Problem requirements:
Print exactly the lines running from the one that holds "Clone this chart in Plotly.js." through the one that holds "const yTicks = [0, 1000, 2000];", please, and leave the pictures out.

--- Begin Data provided ---

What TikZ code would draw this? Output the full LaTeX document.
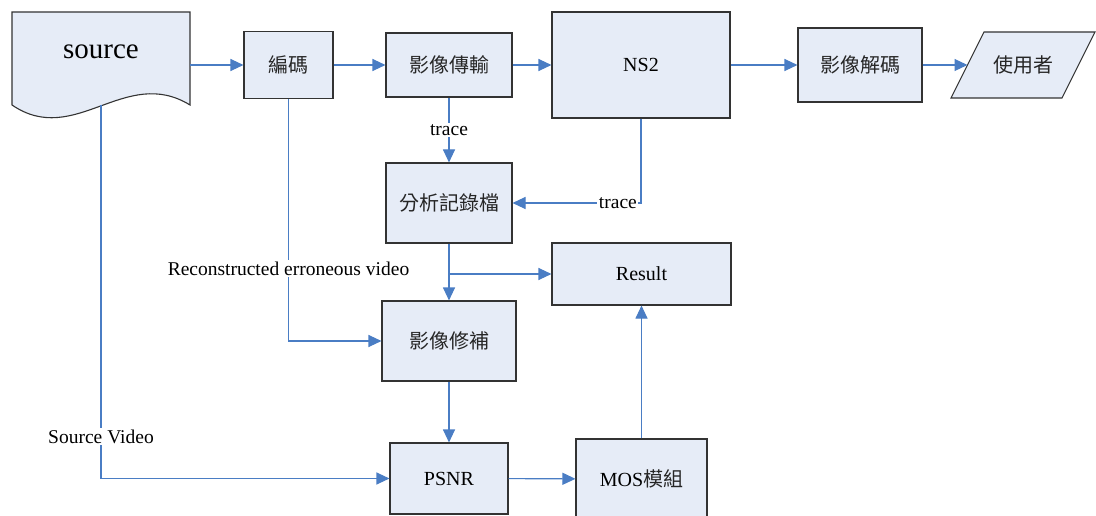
\documentclass[tikz,border=0pt]{standalone}
\usepackage{fontspec}
\usepackage{xcolor}
\setmainfont{Liberation Serif}
\newfontfamily\cjk{Noto Sans CJK TC}
\usetikzlibrary{arrows.meta,positioning}
\definecolor{boxfill}{HTML}{E6ECF7}
\definecolor{flowblue}{HTML}{4A7DC4}
\newcommand{\zh}[1]{{\cjk\color{black!85}#1}}

\begin{document}
\begin{tikzpicture}[
    x=1pt, y=-1pt,
    >={Triangle[length=13pt,width=12pt]},
    outline/.style={draw=black!80, fill=boxfill, line width=1.1pt},
    block/.style={rectangle, outline, inner sep=0pt, font=\fontsize{20}{24}\selectfont},
    flow/.style={->, flowblue, line width=1.1pt},
    lbl/.style={fill=white, text=black, inner sep=1.5pt, font=\fontsize{19.5}{22}\selectfont}
  ]
  \useasboundingbox (0,0) rectangle (1096,516);
  % source document
  \draw[outline] (12,105) -- (12,12) -- (190,12) -- (190,105)
    .. controls (125,65) and (75,148) .. (12,105) -- cycle;
  \node[minimum width=178pt, minimum height=93pt, inner sep=0pt] (src) at (101,58.5) {};
  \node[font=\fontsize{29}{32}\selectfont] (srclabel) at (101,52) {source};
  % top row
  \node[block, minimum width=89pt, minimum height=67pt] (enc) at (288.5,65) {\zh{編碼}};
  \node[block, minimum width=126pt, minimum height=64pt] (trans) at (449,65) {\zh{影像傳輸}};
  \node[block, minimum width=178pt, minimum height=106pt] (ns) at (641,65) {NS2};
  \node[block, minimum width=124pt, minimum height=74pt] (dec) at (860,65) {\zh{影像解碼}};
  \draw[outline] (951,98) -- (984,32) -- (1095,32) -- (1062,98) -- cycle;
  \node[font=\fontsize{20}{24}\selectfont] (user) at (1023,65) {\zh{使用者}};
  \coordinate (userin) at (967.5,65);
  % analysis column
  \node[block, minimum width=126pt, minimum height=80pt] (ana) at (449,203) {\zh{分析記錄檔}};
  \node[block, minimum width=179pt, minimum height=62pt] (res) at (641.5,274) {Result};
  \node[block, minimum width=134pt, minimum height=80pt] (fix) at (449,341) {\zh{影像修補}};
  \node[block, minimum width=118pt, minimum height=71pt] (psnr) at (449,478.5) {PSNR};
  \node[block, minimum width=131pt, minimum height=80pt] (mos) at (641.5,479) {MOS\zh{模組}};
  % connectors
  \draw[flow] (src.east |- enc) -- (enc);
  \draw[flow] (enc) -- (trans);
  \draw[flow] (trans) -- (ns);
  \draw[flow] (ns) -- (dec);
  \draw[flow] (dec) -- (userin);
  \draw[flow] (trans) -- node[lbl] {trace} (ana);
  \draw[flow] (ns.south) |- node[lbl, pos=0.59] {trace} (ana);
  \draw[flow] (ana) -- (fix);
  \draw[flow] (ana.south |- res) -- (res);
  \draw[flow] (enc.south) |- node[lbl, pos=0.35] {Reconstructed erroneous video} (fix);
  \draw[flow] (src.south) |- node[lbl, pos=0.444] {Source Video} (psnr);
  \draw[flow] (fix) -- (psnr);
  \draw[flow] (psnr) -- (mos);
  \draw[flow] (mos) -- (res);
\end{tikzpicture}
\end{document}
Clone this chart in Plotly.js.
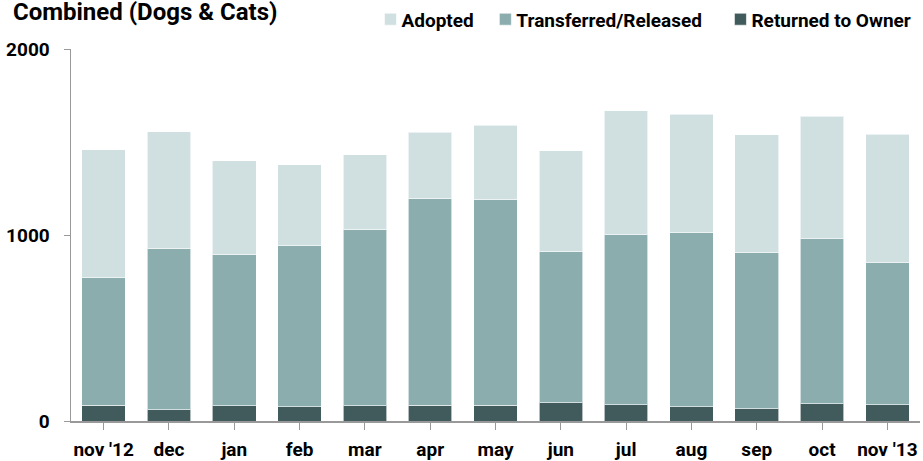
<!DOCTYPE html>
<html>
<head>
<meta charset="utf-8">
<script src="https://cdn.plot.ly/plotly-3.0.1.min.js"></script>
<style>
html,body{margin:0;padding:0;background:#fff;}
#chart{width:923px;height:461px;}
</style>
</head>
<body>
<div id="chart"></div>
<script>
const months = ["nov '12","dec","jan","feb","mar","apr","may","jun","jul","aug","sep","oct","nov '13"];
const returnedToOwner = [86, 61, 82, 77, 82, 86, 84, 97, 88, 77, 65, 93, 88];
const transferredReleased = [686, 867, 814, 867, 948, 1111, 1108, 817, 914, 937, 840, 887, 764];
const adopted = [687, 628, 504, 435, 401, 356, 397, 538, 667, 634, 633, 659, 690];
const yTicks = [0, 1000, 2000];

const FONT = 'Roboto, "Liberation Sans", sans-serif';
const lineStyle = {color: 'rgba(255,255,255,0.6)', width: 1};
const legendFont = {family: FONT, size: 19, color: '#000', weight: 'bold'};
function legendAt(x) {
  return {orientation: 'h', x: x, xanchor: 'left', xref: 'container',
          y: 0.958, yanchor: 'middle', yref: 'container',
          font: legendFont, itemwidth: 30, bgcolor: 'rgba(0,0,0,0)'};
}

const data = [
  {type:'bar', name:'Returned to Owner', x: months, y: returnedToOwner, legend: 'legend3', marker:{color:'#415a5b', line: lineStyle}},
  {type:'bar', name:'Transferred/Released', x: months, y: transferredReleased, legend: 'legend2', marker:{color:'#8cadae', line: lineStyle}},
  {type:'bar', name:'Adopted', x: months, y: adopted, legend: 'legend', marker:{color:'#d0dfe0', line: lineStyle}}
];

const layout = {
  width: 923, height: 461,
  margin: {l: 71, r: 3, t: 49, b: 40},
  paper_bgcolor: '#fff', plot_bgcolor: '#fff',
  font: {family: FONT, size: 19, color: '#000', weight: 'bold'},
  barmode: 'stack',
  bargap: 0.333,
  showlegend: true,
  title: {text: 'Combined (Dogs & Cats)', font: {family: FONT, size: 24, color: '#000', weight: 'bold'},
          x: 0.014, xanchor: 'left', xref: 'container', y: 0.993, yanchor: 'top', yref: 'container'},
  legend: legendAt(0.3916),
  legend2: legendAt(0.5161),
  legend3: legendAt(0.7708),
  xaxis: {
    type: 'category', range: [-0.5, 12.5],
    showline: true, linecolor: '#999', linewidth: 1.5,
    ticks: 'outside', ticklen: 7, tickcolor: '#999', tickwidth: 1,
    showgrid: false, zeroline: false, ticklabelstandoff: 4,
    tickfont: {family: FONT, size: 19, color: '#000', weight: 'bold'}
  },
  yaxis: {
    range: [0, 2000], tickvals: yTicks, ticktext: yTicks.map(String),
    showline: true, linecolor: '#999', linewidth: 1.5,
    ticks: 'outside', ticklen: 6, tickcolor: '#999', tickwidth: 1,
    showgrid: false, zeroline: false, ticklabelstandoff: 10,
    tickfont: {family: FONT, size: 19, color: '#000', weight: 'bold'}
  }
};

Plotly.newPlot('chart', data, layout, {displayModeBar: false, staticPlot: true}).then(gd => {
  gd.querySelectorAll('.legendsymbols').forEach(g => {
    const t = g.getAttribute('transform') || '';
    g.setAttribute('transform', 'translate(9,0) ' + t);
  });
});
</script>
</body>
</html>
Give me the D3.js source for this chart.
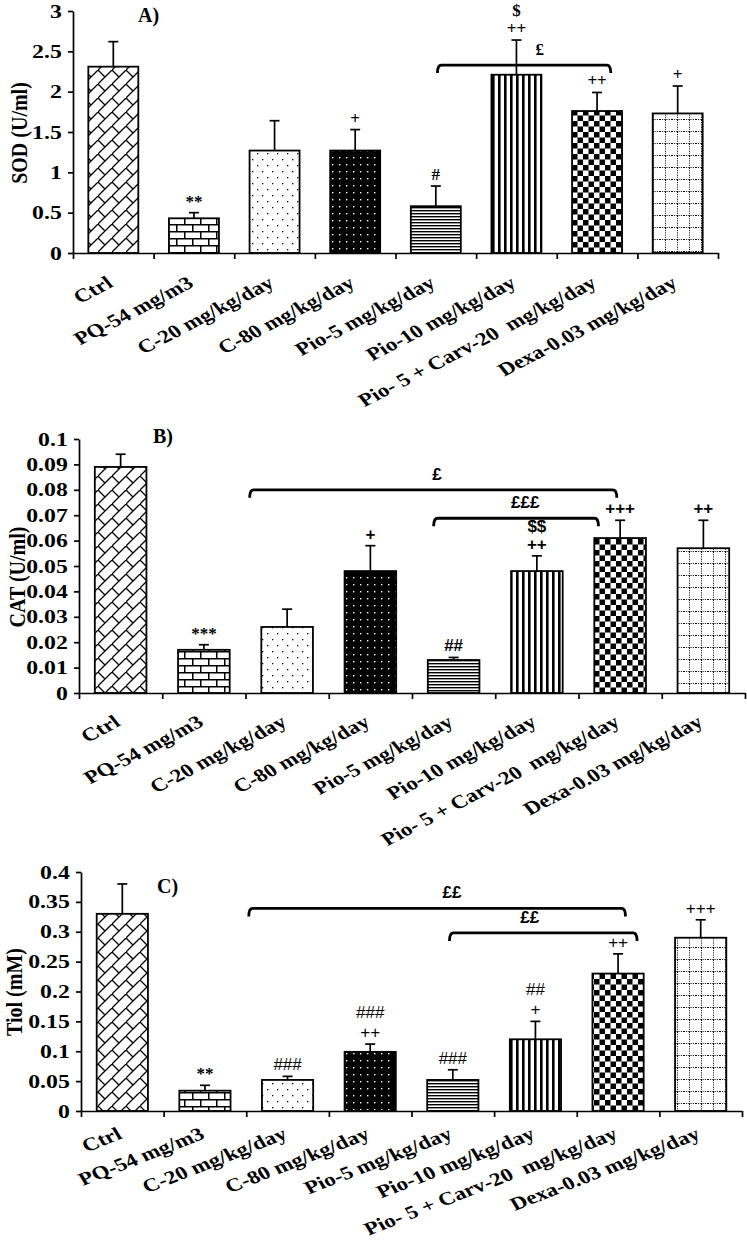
<!DOCTYPE html>
<html>
<head>
<meta charset="utf-8">
<script src="https://cdn.jsdelivr.net/npm/d3@7/dist/d3.min.js"></script>
<style>
  html, body { margin: 0; padding: 0; background: #fff; }
  svg { display: block; }
</style>
</head>
<body>
<div id="chart"></div>
<script>
// groups on the x axis
const categories = [
    'Ctrl',
    'PQ-54 mg/m3',
    'C-20 mg/kg/day',
    'C-80 mg/kg/day',
    'Pio-5 mg/kg/day',
    'Pio-10 mg/kg/day',
    'Pio- 5 + Carv-20  mg/kg/day',
    'Dexa-0.03 mg/kg/day'
];

// A) SOD (U/ml)
const sodMean = [2.31, 0.43, 1.27, 1.27, 0.58, 2.21, 1.76, 1.73];
const sodErr = [0.31, 0.07, 0.37, 0.26, 0.25, 0.43, 0.23, 0.34];
const sodTicks = [0, 0.5, 1, 1.5, 2, 2.5, 3];
const sodMarks = [[], ['**'], [], ['+'], ['#'], ['++', '$'], ['++'], ['+']];
const sodBrackets = [{ from: 4.52, to: 6.67, level: 2.33, labelAt: 5.79, label: '£' }];

// B) CAT (U/ml)
const catMean = [0.089, 0.017, 0.026, 0.048, 0.013, 0.048, 0.061, 0.057];
const catErr = [0.005, 0.002, 0.007, 0.010, 0.001, 0.006, 0.007, 0.011];
const catTicks = [0, 0.01, 0.02, 0.03, 0.04, 0.05, 0.06, 0.07, 0.08, 0.09, 0.1];
const catMarks = [[], ['***'], [], ['+'], ['##'], ['++', '$$'], ['+++'], ['++']];
const catBrackets = [
    { from: 2.05, to: 6.46, level: 0.080, labelAt: 4.30, label: '£' },
    { from: 4.26, to: 6.24, level: 0.0688, labelAt: 5.36, label: '£££' }
];

// C) Tiol (mM)
const tiolMean = [0.33, 0.034, 0.052, 0.099, 0.052, 0.12, 0.23, 0.29];
const tiolErr = [0.05, 0.009, 0.006, 0.013, 0.017, 0.03, 0.033, 0.03];
const tiolTicks = [0, 0.05, 0.1, 0.15, 0.2, 0.25, 0.3, 0.35, 0.4];
const tiolMarks = [[], ['**'], ['###'], ['++', '###'], ['###'], ['+', '##'], ['++'], ['+++']];
const tiolBrackets = [
    { from: 2.03, to: 6.59, level: 0.339, labelAt: 4.49, label: '££' },
    { from: 4.46, to: 6.73, level: 0.298, labelAt: 5.43, label: '££' }
];

const patternIds = ['diagBrick', 'hBrick', 'sparseDots', 'darkDots', 'hLines', 'vStripes', 'checker', 'dotGrid'];

const SERIF = '"Liberation Serif", "Times New Roman", serif';
const SANS = '"Liberation Sans", Arial, sans-serif';
// the source figure is a little wider than tall, text looks stretched sideways
const STRETCH = 1.25;

const panels = [
    { tag: 'A)', title: 'SOD (U/ml)', mean: sodMean, err: sodErr, ticks: sodTicks, marks: sodMarks,
        brackets: sodBrackets, left: 73, right: 718, top: 11, bottom: 253, tagX: 138, tagY: 22,
        titleX: 19, titleY: 133, angle: -33, labelDy: 33, markSize: 17, rowGap: 18,
        markFont: () => SERIF, markWeight: () => 'bold' },
    { tag: 'B)', title: 'CAT (U/ml)', mean: catMean, err: catErr, ticks: catTicks, marks: catMarks,
        brackets: catBrackets, left: 79, right: 745, top: 439, bottom: 693, tagX: 153, tagY: 443,
        titleX: 17, titleY: 577, angle: -33, labelDy: 32, markSize: 17, rowGap: 18,
        markFont: t => (t.startsWith('*') ? SERIF : SANS), markWeight: () => 'bold' },
    { tag: 'C)', title: 'Tiol (mM)', mean: tiolMean, err: tiolErr, ticks: tiolTicks, marks: tiolMarks,
        brackets: tiolBrackets, left: 81, right: 742, top: 872, bottom: 1111, tagX: 157, tagY: 893,
        titleX: 14, titleY: 992, angle: -26, labelDy: 27, markSize: 17, rowGap: 20,
        markFont: t => (t.startsWith('*') ? SERIF : SANS),
        markWeight: t => (t.startsWith('*') || t.startsWith('£') ? 'bold' : 'normal') }
];

const svg = d3.select('#chart')
    .append('svg')
    .attr('width', 747)
    .attr('height', 1241);

/**
 * Fill patterns, one per group.
 */
function definePatterns() {
    const defs = svg.append('defs');
    const pat = (id, w, h, bg) => {
        const p = defs.append('pattern')
            .attr('id', id)
            .attr('patternUnits', 'userSpaceOnUse')
            .attr('width', w)
            .attr('height', h);
        p.append('rect').attr('width', w).attr('height', h).attr('fill', bg);
        return p;
    };

    pat('diagBrick', 14, 14, '#fff')
        .append('path')
        .attr('d', 'M-1,15L15,-1M0,0L7,7')
        .attr('stroke', '#000')
        .attr('stroke-width', 1.3)
        .attr('fill', 'none');

    pat('hBrick', 16, 14, '#fff')
        .append('path')
        .attr('d', 'M0,0.75H16M0,7.75H16M0.75,0V7M8.75,7V14')
        .attr('stroke', '#000')
        .attr('stroke-width', 1.5)
        .attr('fill', 'none');

    const sd = pat('sparseDots', 10, 12, '#fff');
    sd.append('rect').attr('x', 2).attr('y', 3).attr('width', 1.3).attr('height', 1.3).attr('fill', '#000');
    sd.append('rect').attr('x', 7).attr('y', 9).attr('width', 1.3).attr('height', 1.3).attr('fill', '#000');

    pat('darkDots', 7, 7, '#000')
        .append('rect').attr('x', 3).attr('y', 3).attr('width', 1.4).attr('height', 1.4).attr('fill', '#fff');

    pat('hLines', 4, 3, '#fff')
        .append('rect').attr('y', 0).attr('width', 4).attr('height', 1.4).attr('fill', '#000');

    pat('vStripes', 6, 4, '#fff')
        .append('rect').attr('x', 0).attr('width', 2.6).attr('height', 4).attr('fill', '#000');

    const ch = pat('checker', 11, 11, '#fff');
    ch.append('rect').attr('width', 5.5).attr('height', 5.5).attr('fill', '#000');
    ch.append('rect').attr('x', 5.5).attr('y', 5.5).attr('width', 5.5).attr('height', 5.5).attr('fill', '#000');

    pat('dotGrid', 12, 12, '#fff')
        .append('path')
        .attr('d', 'M0,11.5H12M5.5,0V12')
        .attr('stroke', '#000')
        .attr('stroke-width', 1)
        .attr('stroke-dasharray', '1,1.2')
        .attr('fill', 'none');
}

/**
 * One bar chart panel.
 */
function drawPanel(p) {
    const g = svg.append('g');
    const n = categories.length;

    const x = d3.scaleBand()
        .domain(categories)
        .range([p.left, p.right])
        .paddingInner(0.38)
        .paddingOuter(0.19);
    const xPos = d3.scaleLinear().domain([0, n]).range([p.left, p.right]);
    const y = d3.scaleLinear()
        .domain([0, d3.max(p.ticks)])
        .range([p.bottom, p.top]);

    const rows = categories.map((c, i) => ({ c, i, mean: p.mean[i], err: p.err[i], marks: p.marks[i] }));

    // bars
    g.append('g')
        .selectAll('rect')
        .data(rows)
        .enter()
        .append('rect')
        .attr('x', d => x(d.c))
        .attr('y', d => y(d.mean))
        .attr('width', x.bandwidth())
        .attr('height', d => p.bottom - y(d.mean))
        .attr('fill', d => `url(#${patternIds[d.i]})`)
        .attr('stroke', '#000')
        .attr('stroke-width', 1.8);

    // error bars (upper only)
    const eb = g.append('g')
        .attr('stroke', '#000')
        .attr('stroke-width', 1.7)
        .selectAll('g')
        .data(rows)
        .enter()
        .append('g')
        .attr('transform', d => `translate(${x(d.c) + x.bandwidth() / 2},0)`);
    eb.append('line')
        .attr('y1', d => y(d.mean))
        .attr('y2', d => y(d.mean + d.err));
    eb.append('line')
        .attr('x1', -5)
        .attr('x2', 5)
        .attr('y1', d => y(d.mean + d.err))
        .attr('y2', d => y(d.mean + d.err));

    // significance marks, stacked above the error bar
    const marks = [];
    rows.forEach(d => d.marks.forEach((t, k) => marks.push({ d, t, k })));
    g.append('g')
        .selectAll('text')
        .data(marks)
        .enter()
        .append('text')
        .attr('x', m => x(m.d.c) + x.bandwidth() / 2)
        .attr('y', m => y(m.d.mean + m.d.err) - 12 - m.k * p.rowGap)
        .attr('dy', '0.35em')
        .attr('text-anchor', 'middle')
        .attr('fill', '#000')
        .style('font-family', m => p.markFont(m.t))
        .style('font-weight', m => p.markWeight(m.t))
        .style('font-size', `${p.markSize}px`)
        .text(m => m.t);

    // comparison brackets
    const br = g.append('g')
        .selectAll('g')
        .data(p.brackets)
        .enter()
        .append('g');
    br.append('path')
        .attr('d', b => {
            const x1 = xPos(b.from);
            const x2 = xPos(b.to);
            const yb = y(b.level);
            return `M${x1},${yb + 8}Q${x1},${yb} ${x1 + 4},${yb}L${x2 - 4},${yb}Q${x2},${yb} ${x2},${yb + 8}`;
        })
        .attr('fill', 'none')
        .attr('stroke', '#000')
        .attr('stroke-width', 2.8);
    br.append('text')
        .attr('x', b => xPos(b.labelAt))
        .attr('y', b => y(b.level) - 16)
        .attr('dy', '0.35em')
        .attr('text-anchor', 'middle')
        .attr('fill', '#000')
        .style('font-family', p.tag === 'A)' ? SERIF : SANS)
        .style('font-weight', 'bold')
        .style('font-size', `${p.markSize}px`)
        .text(b => b.label);

    // axes
    const yAxis = d3.axisLeft(y)
        .tickValues(p.ticks)
        .tickSize(5)
        .tickSizeOuter(0)
        .tickPadding(4)
        .tickFormat(d => `${d}`);
    const ya = g.append('g')
        .attr('transform', `translate(${p.left},0)`)
        .call(yAxis);

    const xAxis = d3.axisBottom(xPos)
        .tickValues(d3.range(n + 1))
        .tickSize(6)
        .tickSizeOuter(0)
        .tickFormat('');
    const xa = g.append('g')
        .attr('transform', `translate(0,${p.bottom})`)
        .call(xAxis);

    [ya, xa].forEach(a => {
        a.selectAll('path, line').attr('stroke', '#000').attr('stroke-width', 1.7);
    });
    ya.selectAll('text')
        .attr('fill', '#000')
        .attr('transform', `scale(${STRETCH},1)`)
        .style('font-family', SERIF)
        .style('font-weight', 'bold')
        .style('font-size', '19px');

    // rotated group labels
    g.append('g')
        .selectAll('text')
        .data(categories)
        .enter()
        .append('text')
        .attr('transform', c => `translate(${x(c) + x.bandwidth() / 2 + 1},${p.bottom + p.labelDy}) `
            + `scale(${STRETCH},1) rotate(${p.angle})`)
        .attr('text-anchor', 'end')
        .attr('fill', '#000')
        .style('white-space', 'pre')
        .style('font-family', SERIF)
        .style('font-weight', 'bold')
        .style('font-size', '18.5px')
        .text(c => c);

    // panel tag and axis title
    g.append('text')
        .attr('x', p.tagX)
        .attr('y', p.tagY)
        .attr('fill', '#000')
        .style('font-family', SERIF)
        .style('font-weight', 'bold')
        .style('font-size', '20px')
        .text(p.tag);

    g.append('text')
        .attr('transform', `translate(${p.titleX},${p.titleY}) scale(1.15,1) rotate(-90)`)
        .attr('text-anchor', 'middle')
        .attr('dy', '0.35em')
        .attr('fill', '#000')
        .style('font-family', SERIF)
        .style('font-weight', 'bold')
        .style('font-size', '20px')
        .text(p.title);
}

definePatterns();
panels.forEach(drawPanel);
</script>
</body>
</html>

--- End Data provided ---

Exercise result:
Clone this chart in Plotly.js.
<!DOCTYPE html>
<html>
<head>
<meta charset="utf-8">
<script src="https://cdn.plot.ly/plotly-3.0.1.min.js"></script>
<style>
html,body{margin:0;padding:0;background:#fff;}
#chart{width:923px;height:461px;}
</style>
</head>
<body>
<div id="chart"></div>
<script>
const months = ["nov '12","dec","jan","feb","mar","apr","may","jun","jul","aug","sep","oct","nov '13"];
const returnedToOwner = [86, 61, 82, 77, 82, 86, 84, 97, 88, 77, 65, 93, 88];
const transferredReleased = [686, 867, 814, 867, 948, 1111, 1108, 817, 914, 937, 840, 887, 764];
const adopted = [687, 628, 504, 435, 401, 356, 397, 538, 667, 634, 633, 659, 690];
const yTicks = [0, 1000, 2000];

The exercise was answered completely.